5. Aanbouwen aan woningen als bedoeld in het eerste lid mogen slechts plat worden afgedekt en mogen niet als dakterras worden gebruikt.

6. Op de gronden, die op de plankaart nader zijn aangeduid met ‘overbouwde doorgang’, mag slechts worden gebouwd met inachtneming van een vrije doorgang, waarvan de hoogte minimaal 5 meter moet bedragen.

7. Indien en voor zover deze gronden samenvallen met de bestemmingen zoals bedoeld in het eerste lid onder d, is het in dit artikel bepaalde slechts van toepassing met inachtneming van hetgeen ter zake is bepaald.

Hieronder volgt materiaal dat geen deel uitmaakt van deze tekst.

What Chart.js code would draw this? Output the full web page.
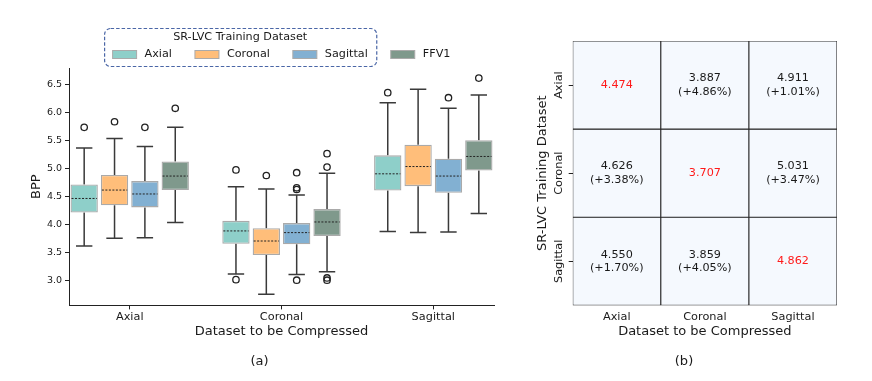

8. Burgemeester en wethouders zijn bevoegd vrijstelling te verlenen van het bepaalde in het vierde lid door het 'dichtbouwen' ook toe te staan in gevallen waar het een kleinere dieptemaat dan 4m70 betreft, mits na het 'dichtbouwen' haaks parkeren ter plaatse zonder hinder voor het verkeer mogelijk blijft.

Artikel 10 - Verblijfsgebied

1. De gronden, aangewezen voor "verblijfsgebied", zijn bestemd voor:

a. verkeers- en verblijfsruimte, te weten:

- voorzieningen voor rijdende en stilstaande voertuigen;

- voorzieningen ten behoeve van wandelen, verblijven en spelen;

- fietsbergingen;

b. groenvoorzieningen, waterpartijen, waterlopen en overige in het kader van de waterhuishouding nodige voorzieningen, zoals taluds, keerwanden en beschoeiingen;

c. openbare nutsvoorzieningen;

d. dakterrassen, respectievelijk loopbruggen ter plaatse van de daartoe strekkende aanduidingen;

e. de bestemmingen ‘’woningen’’, ter plaatse van de aanduiding ‘’overbouwde doorgang’’, "leiding" en "archeologisch waardevol gebied", voor zover deze gronden op de plankaart mede als zodanig zijn aangewezen.

2. In aanvulling op het bepaalde in het eerste lid geldt dat de gronden, voor zover grenzend aan bestemmingen welke bebouwing toelaten, mede zijn bestemd voor de ingevolge de aangrenzende bestemming toegelaten doeleinden in de vorm van overhangende delen (erkers, balkons, galerijen en dergelijke) met een diepte van te hoogste 2 meter gemeten uit de gevel en op een hoogte van ten minste 2,2 meter boven maaiveld.

3. Op de in het eerste lid bedoelde gronden mogen uitsluitend in de bestemming passende bouwwerken, geen gebouwen zijnde, worden gebouwd, zoals straatmeubilair, verfraaiingselementen, speelelementen, fietsbergingen, reclame-inrichtingen, al dan niet ondergrondse afvalcontainers, openbare nutsvoorzieningen, zomede bouwwerken, geen gebouwen zijnde, van waterbouwkundige aard zoals een brug, een duiker.

4. Indien en voor zover deze gronden samenvallen met de bestemmingen zoals bedoeld in het eerste lid onder e, is het in dit artikel bepaalde slechts van toepassing met inachtneming van hetgeen ter zake is bepaald.